■ PROMPT ■
Leave out the pictures and copy everything else below exactly.

------------------------------------------------------------------------

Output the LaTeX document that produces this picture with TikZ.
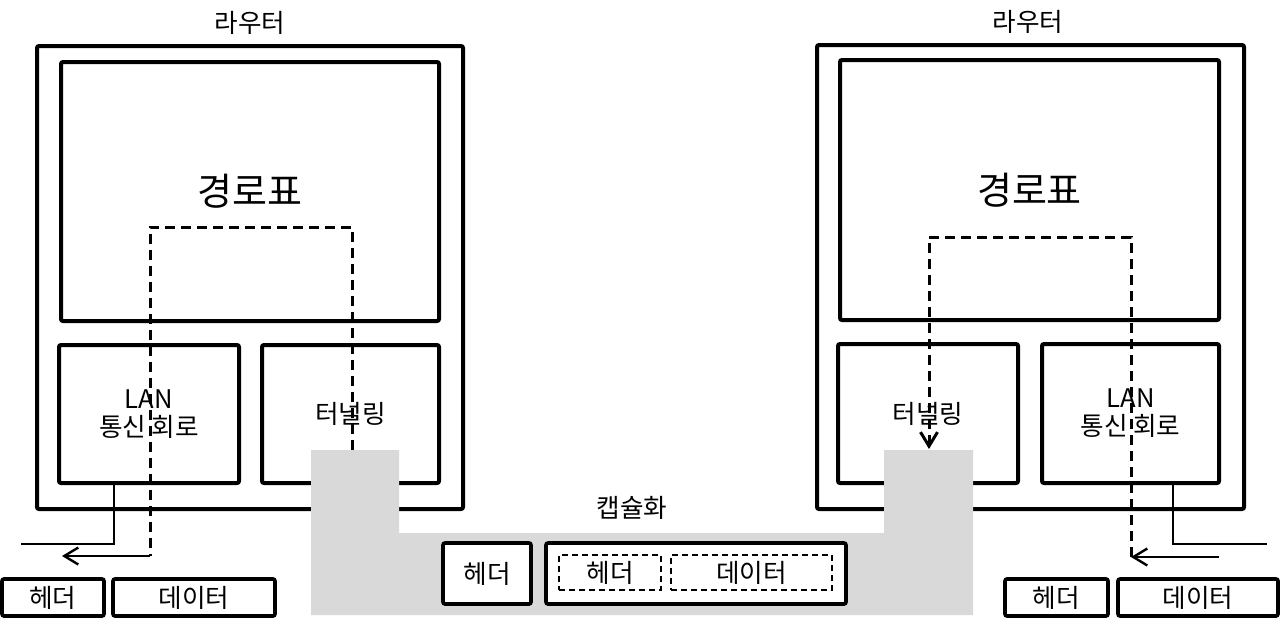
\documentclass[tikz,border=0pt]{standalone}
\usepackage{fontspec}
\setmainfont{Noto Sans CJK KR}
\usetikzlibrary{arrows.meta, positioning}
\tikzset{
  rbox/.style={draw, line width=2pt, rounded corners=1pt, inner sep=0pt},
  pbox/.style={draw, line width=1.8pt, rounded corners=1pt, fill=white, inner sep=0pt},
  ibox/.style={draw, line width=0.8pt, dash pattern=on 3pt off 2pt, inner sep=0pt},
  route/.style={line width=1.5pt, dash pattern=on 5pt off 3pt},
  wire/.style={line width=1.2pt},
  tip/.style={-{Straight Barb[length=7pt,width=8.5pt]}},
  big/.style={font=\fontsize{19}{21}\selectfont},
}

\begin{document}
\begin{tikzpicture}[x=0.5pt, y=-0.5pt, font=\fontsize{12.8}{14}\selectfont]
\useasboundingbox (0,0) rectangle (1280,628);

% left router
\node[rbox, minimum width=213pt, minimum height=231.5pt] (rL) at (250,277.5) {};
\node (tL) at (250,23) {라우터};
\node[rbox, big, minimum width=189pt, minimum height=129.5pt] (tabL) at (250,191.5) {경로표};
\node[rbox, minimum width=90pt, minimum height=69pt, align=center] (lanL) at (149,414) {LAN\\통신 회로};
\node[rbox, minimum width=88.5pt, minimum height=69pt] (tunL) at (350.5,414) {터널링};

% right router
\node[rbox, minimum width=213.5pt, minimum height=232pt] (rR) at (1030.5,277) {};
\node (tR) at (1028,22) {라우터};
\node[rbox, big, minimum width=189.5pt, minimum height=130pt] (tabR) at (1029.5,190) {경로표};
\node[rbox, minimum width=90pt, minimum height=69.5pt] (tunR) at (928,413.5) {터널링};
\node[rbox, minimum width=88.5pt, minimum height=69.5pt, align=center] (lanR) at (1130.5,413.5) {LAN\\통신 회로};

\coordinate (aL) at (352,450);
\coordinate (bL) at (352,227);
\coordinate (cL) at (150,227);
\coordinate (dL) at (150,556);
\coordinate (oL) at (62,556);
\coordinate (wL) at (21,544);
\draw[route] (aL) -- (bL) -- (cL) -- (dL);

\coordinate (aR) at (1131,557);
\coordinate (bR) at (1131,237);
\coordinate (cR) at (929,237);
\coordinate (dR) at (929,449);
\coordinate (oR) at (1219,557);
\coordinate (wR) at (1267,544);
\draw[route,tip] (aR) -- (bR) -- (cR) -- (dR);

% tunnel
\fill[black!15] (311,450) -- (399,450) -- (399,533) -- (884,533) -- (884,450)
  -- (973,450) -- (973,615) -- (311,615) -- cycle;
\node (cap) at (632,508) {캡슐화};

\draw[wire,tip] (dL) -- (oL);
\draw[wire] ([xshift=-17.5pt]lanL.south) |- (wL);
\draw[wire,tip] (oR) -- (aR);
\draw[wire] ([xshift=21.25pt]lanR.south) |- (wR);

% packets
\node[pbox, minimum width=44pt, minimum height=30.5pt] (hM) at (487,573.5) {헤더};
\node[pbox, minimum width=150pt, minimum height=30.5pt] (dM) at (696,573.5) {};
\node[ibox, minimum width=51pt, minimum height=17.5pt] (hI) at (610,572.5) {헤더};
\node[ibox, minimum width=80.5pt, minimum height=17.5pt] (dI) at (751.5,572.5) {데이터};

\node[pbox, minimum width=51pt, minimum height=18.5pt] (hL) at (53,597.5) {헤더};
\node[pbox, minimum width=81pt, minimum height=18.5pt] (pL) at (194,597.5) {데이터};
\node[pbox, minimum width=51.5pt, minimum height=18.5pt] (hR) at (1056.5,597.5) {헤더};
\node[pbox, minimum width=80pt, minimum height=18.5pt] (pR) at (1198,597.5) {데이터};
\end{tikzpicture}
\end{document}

------------------------------------------------------------------------

■ FULL ANSWER ■
Output the LaTeX document that produces this picture with TikZ.
\documentclass[tikz,border=0pt]{standalone}
\usepackage{fontspec}
\setmainfont{Noto Sans CJK KR}
\usetikzlibrary{arrows.meta, positioning}
\tikzset{
  rbox/.style={draw, line width=2pt, rounded corners=1pt, inner sep=0pt},
  pbox/.style={draw, line width=1.8pt, rounded corners=1pt, fill=white, inner sep=0pt},
  ibox/.style={draw, line width=0.8pt, dash pattern=on 3pt off 2pt, inner sep=0pt},
  route/.style={line width=1.5pt, dash pattern=on 5pt off 3pt},
  wire/.style={line width=1.2pt},
  tip/.style={-{Straight Barb[length=7pt,width=8.5pt]}},
  big/.style={font=\fontsize{19}{21}\selectfont},
}

\begin{document}
\begin{tikzpicture}[x=0.5pt, y=-0.5pt, font=\fontsize{12.8}{14}\selectfont]
\useasboundingbox (0,0) rectangle (1280,628);

% left router
\node[rbox, minimum width=213pt, minimum height=231.5pt] (rL) at (250,277.5) {};
\node (tL) at (250,23) {라우터};
\node[rbox, big, minimum width=189pt, minimum height=129.5pt] (tabL) at (250,191.5) {경로표};
\node[rbox, minimum width=90pt, minimum height=69pt, align=center] (lanL) at (149,414) {LAN\\통신 회로};
\node[rbox, minimum width=88.5pt, minimum height=69pt] (tunL) at (350.5,414) {터널링};

% right router
\node[rbox, minimum width=213.5pt, minimum height=232pt] (rR) at (1030.5,277) {};
\node (tR) at (1028,22) {라우터};
\node[rbox, big, minimum width=189.5pt, minimum height=130pt] (tabR) at (1029.5,190) {경로표};
\node[rbox, minimum width=90pt, minimum height=69.5pt] (tunR) at (928,413.5) {터널링};
\node[rbox, minimum width=88.5pt, minimum height=69.5pt, align=center] (lanR) at (1130.5,413.5) {LAN\\통신 회로};

\coordinate (aL) at (352,450);
\coordinate (bL) at (352,227);
\coordinate (cL) at (150,227);
\coordinate (dL) at (150,556);
\coordinate (oL) at (62,556);
\coordinate (wL) at (21,544);
\draw[route] (aL) -- (bL) -- (cL) -- (dL);

\coordinate (aR) at (1131,557);
\coordinate (bR) at (1131,237);
\coordinate (cR) at (929,237);
\coordinate (dR) at (929,449);
\coordinate (oR) at (1219,557);
\coordinate (wR) at (1267,544);
\draw[route,tip] (aR) -- (bR) -- (cR) -- (dR);

% tunnel
\fill[black!15] (311,450) -- (399,450) -- (399,533) -- (884,533) -- (884,450)
  -- (973,450) -- (973,615) -- (311,615) -- cycle;
\node (cap) at (632,508) {캡슐화};

\draw[wire,tip] (dL) -- (oL);
\draw[wire] ([xshift=-17.5pt]lanL.south) |- (wL);
\draw[wire,tip] (oR) -- (aR);
\draw[wire] ([xshift=21.25pt]lanR.south) |- (wR);

% packets
\node[pbox, minimum width=44pt, minimum height=30.5pt] (hM) at (487,573.5) {헤더};
\node[pbox, minimum width=150pt, minimum height=30.5pt] (dM) at (696,573.5) {};
\node[ibox, minimum width=51pt, minimum height=17.5pt] (hI) at (610,572.5) {헤더};
\node[ibox, minimum width=80.5pt, minimum height=17.5pt] (dI) at (751.5,572.5) {데이터};

\node[pbox, minimum width=51pt, minimum height=18.5pt] (hL) at (53,597.5) {헤더};
\node[pbox, minimum width=81pt, minimum height=18.5pt] (pL) at (194,597.5) {데이터};
\node[pbox, minimum width=51.5pt, minimum height=18.5pt] (hR) at (1056.5,597.5) {헤더};
\node[pbox, minimum width=80pt, minimum height=18.5pt] (pR) at (1198,597.5) {데이터};
\end{tikzpicture}
\end{document}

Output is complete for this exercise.